As you can imagine, simply replicating your database to another region is just a first step. Connecting the rest of your application stack both in the production and recovery regions is the real challenge. The more components to your application, the more complex your replication and recovery process will be. With proper setup and maintenance, RDS is a hand-in-glove fit with cloud disaster recovery. However, your DR failover will only succeed if you follow the following instructions. Miss any one of these critical steps, and you are liable to corrupt your database and set yourself up for a colossal failure.
1. Set up your production RDS instance in a multi-AZ architecture. This is true of any mission-critical service, but especially important for a database you intend to replicate across regions.
2. Enable RDS daily backups – Cross-region replication will simply not work without this. Your RDS read replica will be terminated before replication even begins.

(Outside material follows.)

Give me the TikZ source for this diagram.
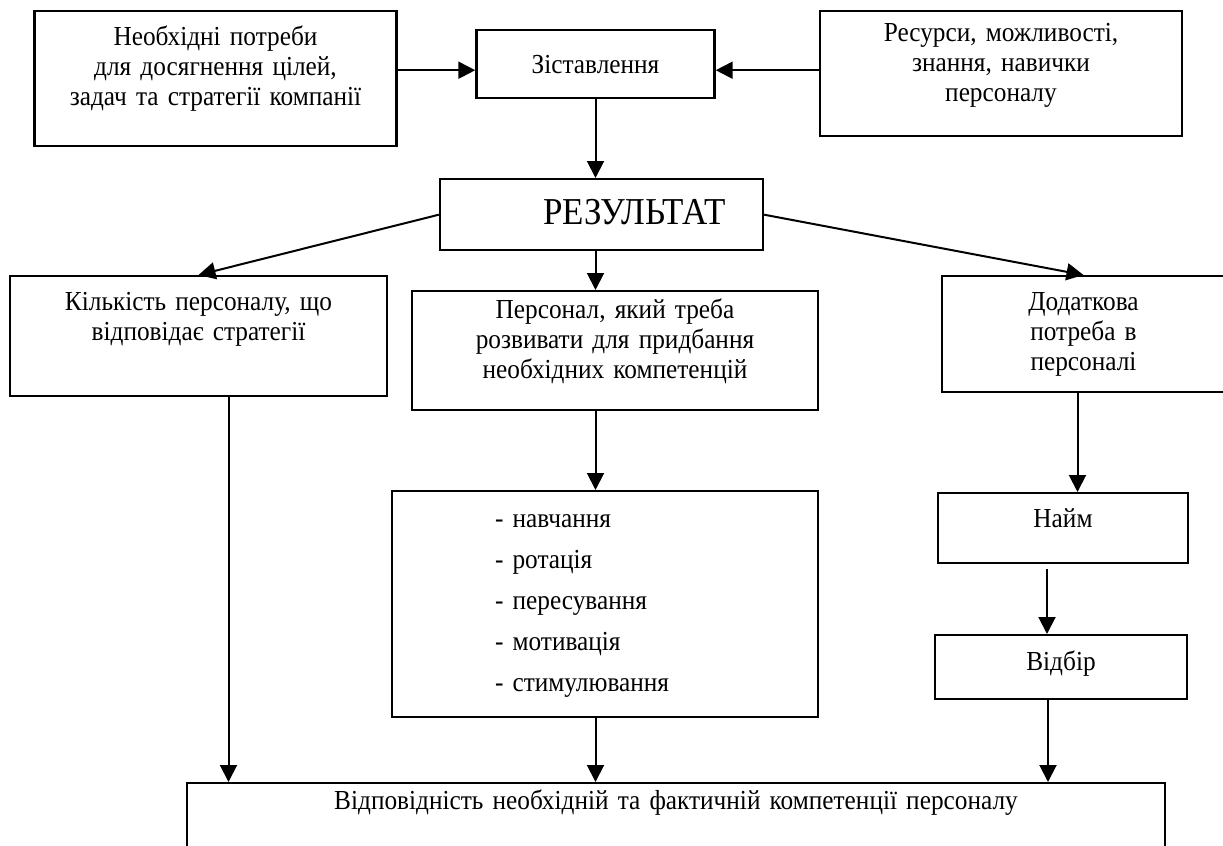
\documentclass[tikz,border=0pt]{standalone}
\usepackage{fontspec}
\setmainfont[FakeStretch=0.92]{Liberation Serif}
\usetikzlibrary{arrows.meta,positioning}

\tikzset{
  box/.style={draw, line width=1.2pt, align=center, inner xsep=4pt, inner ysep=0pt,
    font=\fontsize{13.75}{15}\selectfont},
  link/.style={line width=1pt}
}

\begin{document}
\begin{tikzpicture}[x=0.5pt,y=-0.5pt,>={Triangle[length=8.5pt,width=8.5pt]}]
\useasboundingbox (0,0) rectangle (1223,846);

% top row
\node[box, anchor=north, text width=173pt, text height=17pt, text depth=50.5pt] (needs) at (215.5,10)
  {Необхідні потреби\\для досягнення цілей,\\задач та стратегії компанії};
\node[box, anchor=north, text width=111pt, text height=21.5pt, text depth=12.5pt] (cmp) at (595.5,29)
  {Зіставлення\hspace*{20pt}};
\node[box, anchor=north, text width=173pt, text height=15pt, text depth=47.5pt] (res) at (1001,10)
  {Ресурси, можливості,\\знання, навички\\персоналу};

% the result
\node[box, anchor=north, text width=153.5pt, text height=22.75pt, text depth=12.75pt,
  font=\fontsize{19}{20}\selectfont] (result) at (601.5,178)
  {\hspace*{33pt}РЕЗУЛЬТАТ};

% second row
\node[box, anchor=north, text width=180.5pt, text height=17pt, text depth=43pt] (count) at (198.5,275)
  {Кількість персоналу, що\\відповідає стратегії};
\node[box, anchor=north, text width=195pt, text height=13.5pt, text depth=46pt] (dev) at (615,290)
  {Персонал, який треба\\розвивати для придбання\\необхідних компетенцій};
\node[box, anchor=north, text width=133.5pt, text height=17pt, text depth=41pt] (extra) at (1083.5,275)
  {Додаткова\\потреба в\\персоналі};

% the ways to develop
\node[box, anchor=north, align=left, text width=205pt, text height=18pt, text depth=95pt,
  font=\fontsize{13.75}{20.5}\selectfont] (list) at (605,490)
  {\hspace*{47.5pt}- навчання\\\hspace*{47.5pt}- ротація\\\hspace*{47.5pt}- пересування\\
   \hspace*{47.5pt}- мотивація\\\hspace*{47.5pt}- стимулювання};

% hiring
\node[box, anchor=north, text width=117pt, text height=17pt, text depth=18pt] (hire) at (1063,492) {Найм};
\node[box, anchor=north, text width=118pt, text height=17.5pt, text depth=14.5pt] (select) at (1061,634) {Відбір};

% the bottom box
\node[box, anchor=north, text width=481pt, text height=13pt, text depth=50pt] (bottom) at (676,782)
  {Відповідність необхідній та фактичній компетенції персоналу};

% arrows into the comparison
\coordinate (cmpin) at ([yshift=-3pt]cmp.west);
\coordinate (cmpout) at ([yshift=-3pt]cmp.east);
\draw[link,->] (needs.east |- cmpin) -- (cmpin);
\draw[link,->] (res.west |- cmpout) -- (cmpout);

% middle column
\draw[link,->] (cmp.south) -- (cmp.south |- result.north);
\foreach \a/\b in {result/dev, dev/list, list/bottom}
  \draw[link,->] (cmp.south |- \a.south) -- (cmp.south |- \b.north);

% from the result to the sides
\draw[link,->] (result.west) -- (count.north);
\draw[link,->] (result.east) -- (extra.north);

% down to the bottom box
\draw[link,->] ([xshift=15pt]count.south) -- ([xshift=15pt]count.south |- bottom.north);
\draw[link,->] ([xshift=-3pt]extra.south) -- ([xshift=-3pt]extra.south |- hire.north);
\draw[link,->] ([xshift=-8pt,yshift=-2.5pt]hire.south) -- ([xshift=-8pt]hire.south |- select.north);
\draw[link,->] ([xshift=-6.5pt]select.south) -- ([xshift=-6.5pt]select.south |- bottom.north);
\end{tikzpicture}
\end{document}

3. Create a cross-region Read Replica in the recovery region of your choice. As its name might suggest, a read replica is an exact copy of your production database, which is then updated continuously in another region. It’s essentially the critical “missing link” required to make cloud DR a viable solution.
4. Maintain application stack in both regions. Remember that your RDS instance is just one component of your application. In order to rely on your recovery site, your entire application must work redundantly in either region.
5. Maintain database settings across both regions (including parameters, size, performance, etc.). Every time you update your primary RDS instance, you MUST make the exact same change in the recovery region down to parameter names, instance size, and performance requirements.
IMPORTANT: Even the most subtle variation between the two instances is liable to render your DR system useless at best, or corrupt both recovery AND production sites at worst.
6. Configure alerts to identify errors in sync between the two regions. Amazon RDS is an excellent resource, but it does fail. Configuring alerts using a service like Amazon SNS will keep you abreast of any issues and enable you to keep a synchronized, operational recovery site.
7. Schedule your first DR drill! You won’t know you’re ready to deal with disaster without a proper simulation. The DR drill process (also known as read replica promotion) requires you to spin up your entire application stack in the recovery region to test that all your moving parts work together when you need them. Don’t forget to refer your new machines to the recovery database name (a commonly overlooked but critical detail). If you don’t, your application will update the production AND the recovery database, corrupting both and leaving you in a very uncomfortable hot seat.
In a perfect world, step 7 would be the high point of your DR experience — with so many “Nines” on your availability record the CIO would be on the phone with Guinness in nanoseconds. Of course, in a perfect world nobody would need DR in the first place. Like or not, step 8 is just a matter of time (well, downtime actually). And to be honest, don’t you secretly WANT this to happen every once in a while? After all, how else would you know your DR works?
8. Failover. Some IT departments have been know to schedule an actual disaster simulation on their own terms (how’s that for taking chaos monkey to the next level?). This could admittedly become a nerve-racking exercise, but it’s far better than getting caught by an unplanned downtime event. Scheduled or not, after you go through a failover of your production application, there’s no going back. Once your failover to the recovery region is complete, it’s time to redirect your live traffic and watch your hard work play out. Of course, you’ve effectively turned the replica instance into your production environment. So now it’s time to go back to steps 3 through 7 before you can truly go back to business as usual.
9. Failback. Now that you’ve experienced the behavior of a controlled disaster, it’s time to gradually resume operations in the original region. In essence, you’re going through the failover exercise all over again, but this time the “recovery” region becomes your original production region you started out with.
And now that you’ve lived to see an actual disaster occur and lived to tell the tale, you should feel MUCH more relaxed if (or when) an actual unplanned downtime event strikes.